Through the 1970s, Cubans remembered the murderous practices and invidious capitalism of the pre-revolutionary era. Today, 75 percent of the population doesn’t remember Batista’s cruelty or U.S. neo-colonialism. Lacking vivid memory and without having political input, they have grown tired of Party jargon and slogans that bear little relationship to their reality.
Of those who stayed, 90 per cent of the population, according to public opinion polls, supported Castro. However, Castro did not keep his promise of holding free elections. Castro claimed the national unity that had been created would be destroyed by the competing political parties in an election.
Castro was also becoming less tolerant towards people who disagreed with him. Ministers who questioned the wisdom of his policies were sacked and replaced by people who had proved their loyalty to him. These people were often young, inexperienced politicians who had fought with him in the Sierra Maestra.

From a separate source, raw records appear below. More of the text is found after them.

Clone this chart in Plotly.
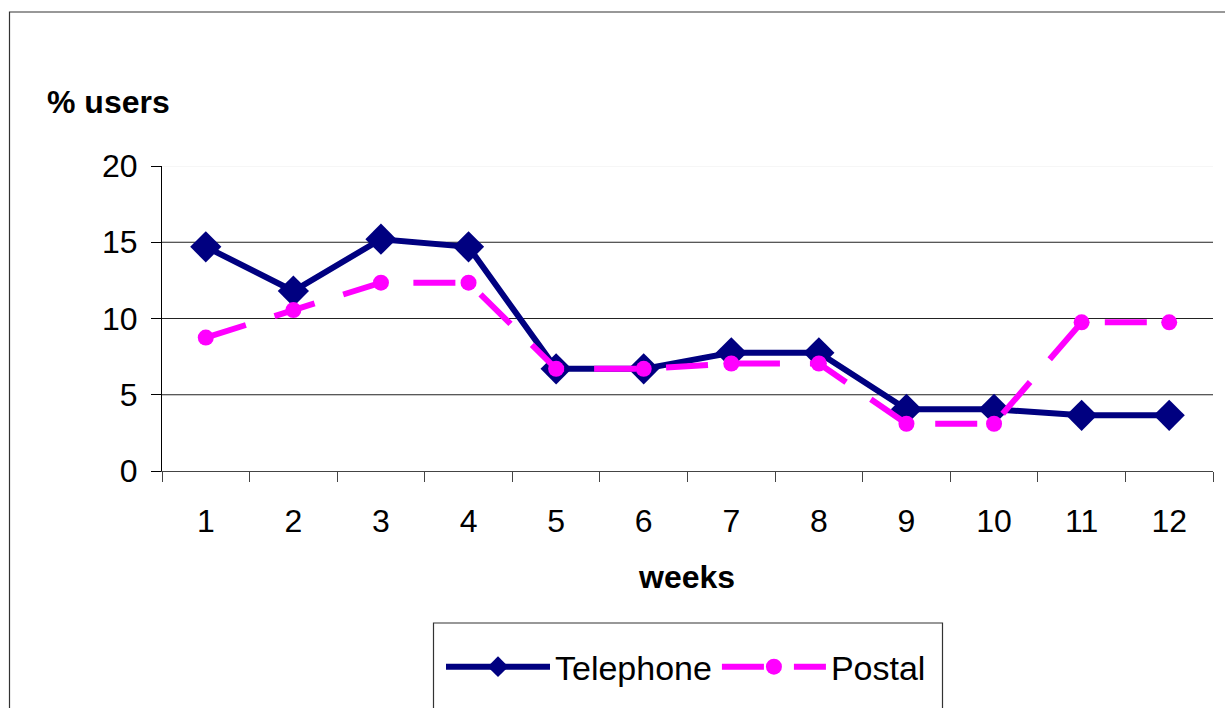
import plotly.graph_objects as go

weeks = [str(i) for i in range(1, 13)]
telephone = [14.7, 11.8, 15.2, 14.7, 6.7, 6.7, 7.75, 7.75, 4.05, 4.05, 3.65, 3.65]
postal = [8.75, 10.55, 12.35, 12.35, 6.7, 6.7, 7.05, 7.05, 3.1, 3.1, 9.75, 9.75]
y_ticks = [0, 5, 10, 15, 20]

FONT = "Liberation Sans, Arial, sans-serif"
W, H = 1225, 708
L, R, T, B = 162, 12, 166, 234
pw, ph = W - L - R, H - T - B

def px_x(p):
    return (p - L) / pw

def px_y(p):
    return (H - B - p) / ph

fig = go.Figure()
fig.add_trace(go.Scatter(
    x=weeks, y=telephone, name="Telephone", mode="lines+markers",
    line=dict(color="#000080", width=6),
    marker=dict(symbol="diamond", size=24, color="#000080"),
))
fig.add_trace(go.Scatter(
    x=weeks, y=postal, name="Postal", mode="lines+markers",
    line=dict(color="#FF00FF", width=6, dash="42px,30px"),
    marker=dict(symbol="circle", size=16, color="#FF00FF"),
))

shapes = []
for v in y_ticks[1:-1]:
    shapes.append(dict(type="line", xref="paper", yref="y", x0=0, x1=1, y0=v, y1=v,
                       line=dict(color="#222", width=1), layer="below"))
shapes.append(dict(type="line", xref="paper", yref="y", x0=0, x1=1, y0=y_ticks[-1], y1=y_ticks[-1],
                   line=dict(color="#eeeeee", width=1), layer="below"))
# outer chart border
shapes.append(dict(type="rect", xref="paper", yref="paper",
                   x0=px_x(9.5), x1=px_x(1240), y0=px_y(10.5), y1=px_y(730),
                   line=dict(color="#333", width=1.2), fillcolor="rgba(0,0,0,0)", layer="below"))
# legend frame
shapes.append(dict(type="rect", xref="paper", yref="paper",
                   x0=px_x(433.5), x1=px_x(942.5), y0=px_y(627.5), y1=px_y(740),
                   line=dict(color="#333", width=1.2), fillcolor="white", layer="below"))

fig.update_layout(
    width=W, height=H,
    margin=dict(l=L, r=R, t=T, b=B, pad=0),
    paper_bgcolor="white", plot_bgcolor="rgba(0,0,0,0)",
    font=dict(family=FONT, size=32, color="black"),
    showlegend=True,
    legend=dict(orientation="h", x=px_x(441), y=px_y(672), xanchor="left", yanchor="middle",
                bgcolor="rgba(0,0,0,0)", borderwidth=0,
                font=dict(family=FONT, size=34, color="black"),
                itemwidth=104, tracegroupgap=0),
    xaxis=dict(type="category", tickson="boundaries", ticks="outside", ticklen=10,
               tickcolor="#444", tickwidth=1, showline=True, linecolor="#444", linewidth=1,
               showgrid=False, zeroline=False, ticklabelstandoff=22,
               tickfont=dict(family=FONT, size=32, color="black"),
               range=[-0.5, 11.5]),
    yaxis=dict(range=[0, 20], tickvals=y_ticks, ticks="outside", ticklen=10,
               tickcolor="black", tickwidth=1, showline=True, linecolor="black", linewidth=1,
               showgrid=False, zeroline=False, ticklabelstandoff=7,
               tickfont=dict(family=FONT, size=32, color="black")),
    shapes=shapes,
    annotations=[
        dict(text="<b>% users</b>", xref="paper", yref="paper", x=px_x(45), y=px_y(101),
             xanchor="left", yanchor="middle", showarrow=False,
             font=dict(family=FONT, size=32, color="black")),
        dict(text="<b>weeks</b>", xref="paper", yref="paper", x=px_x(686), y=px_y(581),
             xanchor="center", yanchor="middle", showarrow=False,
             font=dict(family=FONT, size=32, color="black")),
    ],
)

fig.write_html("out.html", config={"displayModeBar": False},
               post_script="document.body.style.margin='0';document.body.style.overflow='hidden';")
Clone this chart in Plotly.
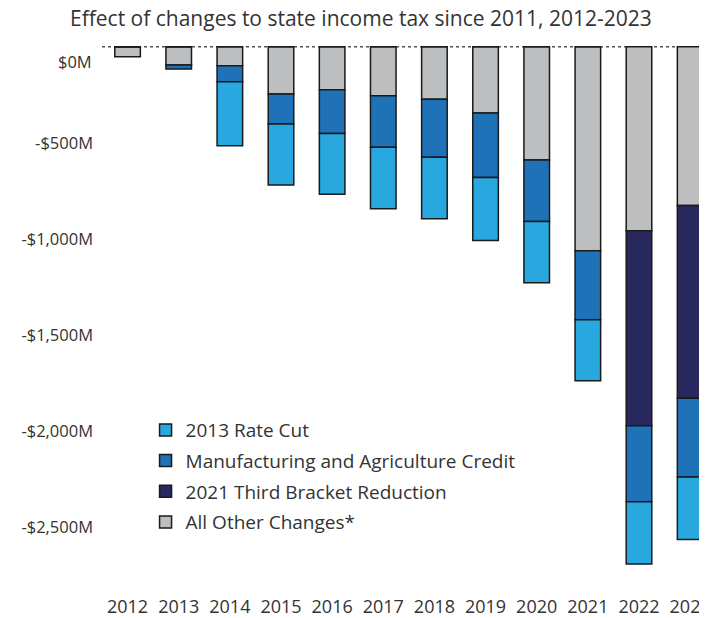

Politicians who publicly disagreed with him faced the possibility of being arrested. Writers who expressed dissenting views and people he considered deviants such as homosexuals were also imprisoned.
The Cuban Missile Crisis was the first and only nuclear confrontation between the United States and the Soviet Union. The event appeared to frighten both sides and it marked a change in the development of the Cold War.
Castro remained dependent on the support of the Soviet Union. Nikita Khrushchev was ousted from power on 15th October, 1964, but his successors, including Leonid Brezhnev, Yuri Andropov, Konstantin Chernenko and Mikhail Gorbachev provided aid to his government. However, after the fall of communism in the Soviet Union in 1989 this economic help came to an end.
In 1991 Cuba suffered an economic crisis. Its outdated and un-repaired equipment meant that sugar and tobacco production fell. At the same time Cuba could no longer rely on former countries in Eastern Europe to buy its goods. Castro suffered great embarrassment when his own daughter sough asylum in the United States in 1994.